Testing was performed on a bicycle with 700c wheels. I performed the test by getting out and doing a 30-mile run on an MUP (multi use path). The flashlight will start illuminating at 3 MPH pushing the bike but will not provide enough light to see where you're walking; oncoming traffic will be able to see the light. At 5 MPH riding on the bike the flashlight is providing the same amount of light as batteries that are near the end of their charge. At 8 MPH the flashlight is providing its maximum light output and is the same as fresh batteries. No problems were encountered with the flashlight, dynamo, or circuit.

This circuit will operate with hub dynamos as well, as the flashlight retains its on/off switch so no external switch is required. Here is a photo of the installed dynamo powered flashlight.

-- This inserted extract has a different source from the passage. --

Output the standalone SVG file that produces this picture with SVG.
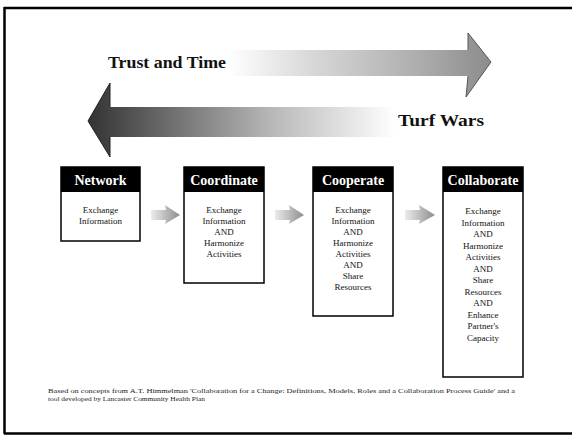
<svg xmlns="http://www.w3.org/2000/svg" width="572" height="435" viewBox="0 0 572 435">
<defs>
<linearGradient id="gTop" x1="228" y1="0" x2="491" y2="0" gradientUnits="userSpaceOnUse">
<stop offset="0" stop-color="#ffffff"/>
<stop offset="0.3" stop-color="#dadada"/>
<stop offset="0.7" stop-color="#b0b0b0"/>
<stop offset="1" stop-color="#8c8c8c"/>
</linearGradient>
<linearGradient id="gBot" x1="88" y1="0" x2="395" y2="0" gradientUnits="userSpaceOnUse">
<stop offset="0" stop-color="#333333"/>
<stop offset="0.25" stop-color="#6a6a6a"/>
<stop offset="0.6" stop-color="#b8b8b8"/>
<stop offset="1" stop-color="#ffffff"/>
</linearGradient>
<linearGradient id="gSmall" x1="0" y1="0" x2="1" y2="0">
<stop offset="0" stop-color="#ececec"/>
<stop offset="1" stop-color="#8c8c8c"/>
</linearGradient>
<style>
.frame{stroke:#000;stroke-width:2.5;fill:none}
.box{fill:#fff;stroke:#000;stroke-width:1.5}
.hdr{fill:#000}
.ht{font-family:"Liberation Serif",serif;font-weight:bold;font-size:14px;fill:#fff;text-anchor:middle}
.bt{font-family:"Liberation Serif",serif;font-size:9px;fill:#111;text-anchor:middle}
.big{font-family:"Liberation Serif",serif;font-weight:bold;font-size:17px;fill:#111}
.fn{font-family:"Liberation Serif",serif;font-size:7px;fill:#222}
.sm{fill:url(#gSmall)}
</style>
</defs>
<g id="frame">
<path class="frame" d="M4,8 H572 M4.5,7 V434 M4,433.5 H572"/>
</g>
<g id="trust-arrow">
<polygon points="228,50 468,50 468,33 491,62 466,97 468,76 228,76" fill="url(#gTop)"/>
<polyline points="468,50 468,33 491,62 466,97 468,76" fill="none" stroke="#555" stroke-width="1"/>
<text class="big" x="108" y="68" textLength="118" lengthAdjust="spacingAndGlyphs">Trust and Time</text>
</g>
<g id="turf-arrow">
<polygon points="395,107 110,107 110,83 88,121 110,157 110,137 395,137" fill="url(#gBot)"/>
<polyline points="110,107 110,83 88,121 110,157 110,137" fill="none" stroke="#222" stroke-width="1"/>
<text class="big" x="398" y="126" textLength="86" lengthAdjust="spacingAndGlyphs">Turf Wars</text>
</g>
<g id="connectors">
<polygon class="sm" points="151,210 166,210 165,205 180,215 165,224 166,220 151,220"/>
<polygon class="sm" points="275,210 290,210 289,205 304,215 289,224 290,220 275,220"/>
<polygon class="sm" points="405,210 420,210 419,205 435,215 419,224 420,220 405,220"/>
</g>
<g id="network">
<rect class="box" x="61" y="167" width="79" height="74"/>
<rect class="hdr" x="61" y="167" width="79" height="25"/>
<text class="ht" x="100.5" y="185">Network</text>
<text class="bt" x="100.5" y="213">Exchange</text>
<text class="bt" x="100.5" y="224">Information</text>
</g>
<g id="coordinate">
<rect class="box" x="184" y="167" width="80" height="116"/>
<rect class="hdr" x="184" y="167" width="80" height="25"/>
<text class="ht" x="224" y="185">Coordinate</text>
<text class="bt" x="224" y="213">Exchange</text>
<text class="bt" x="224" y="224">Information</text>
<text class="bt" x="224" y="235">AND</text>
<text class="bt" x="224" y="246">Harmonize</text>
<text class="bt" x="224" y="257">Activities</text>
</g>
<g id="cooperate">
<rect class="box" x="313" y="167" width="80" height="149"/>
<rect class="hdr" x="313" y="167" width="80" height="25"/>
<text class="ht" x="353" y="185">Cooperate</text>
<text class="bt" x="353" y="213">Exchange</text>
<text class="bt" x="353" y="224">Information</text>
<text class="bt" x="353" y="235">AND</text>
<text class="bt" x="353" y="246">Harmonize</text>
<text class="bt" x="353" y="257">Activities</text>
<text class="bt" x="353" y="268">AND</text>
<text class="bt" x="353" y="279">Share</text>
<text class="bt" x="353" y="290">Resources</text>
</g>
<g id="collaborate">
<rect class="box" x="443" y="167" width="80" height="210"/>
<rect class="hdr" x="443" y="167" width="80" height="25"/>
<text class="ht" x="483" y="185">Collaborate</text>
<text class="bt" x="483" y="214">Exchange</text>
<text class="bt" x="483" y="225.5">Information</text>
<text class="bt" x="483" y="237">AND</text>
<text class="bt" x="483" y="248.5">Harmonize</text>
<text class="bt" x="483" y="260">Activities</text>
<text class="bt" x="483" y="271.5">AND</text>
<text class="bt" x="483" y="283">Share</text>
<text class="bt" x="483" y="294.5">Resources</text>
<text class="bt" x="483" y="306">AND</text>
<text class="bt" x="483" y="317.5">Enhance</text>
<text class="bt" x="483" y="329">Partner's</text>
<text class="bt" x="483" y="340.5">Capacity</text>
</g>
<g id="footnote">
<text class="fn" x="48" y="393" textLength="467" lengthAdjust="spacingAndGlyphs">Based on concepts from A.T. Himmelman 'Collaboration for a Change: Definitions, Models, Roles and a Collaboration Process Guide' and a</text>
<text class="fn" x="48" y="401" textLength="157" lengthAdjust="spacingAndGlyphs">tool developed by Lancaster Community Health Plan</text>
</g>
</svg>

Note the use of an amber blinkie up front and a red blinkie is used as a taillight as well. Considering they run for 200+ hours on 2 AAA batteries each and don’t turn off when you must stop the bicycle it’s a safety feature you really need instead of depending on dynamo powered lights that quit when you stop.
The flashlight must be insulated and cannot short to the bicycle frame as this would short out the power supply. The reason for this is the dynamo is grounded to the frame so half the AC power provided from the dynamo is on the frame of the bicycle. All you need do it use a plastic clamp between the flashlight and handlebar solving that problem.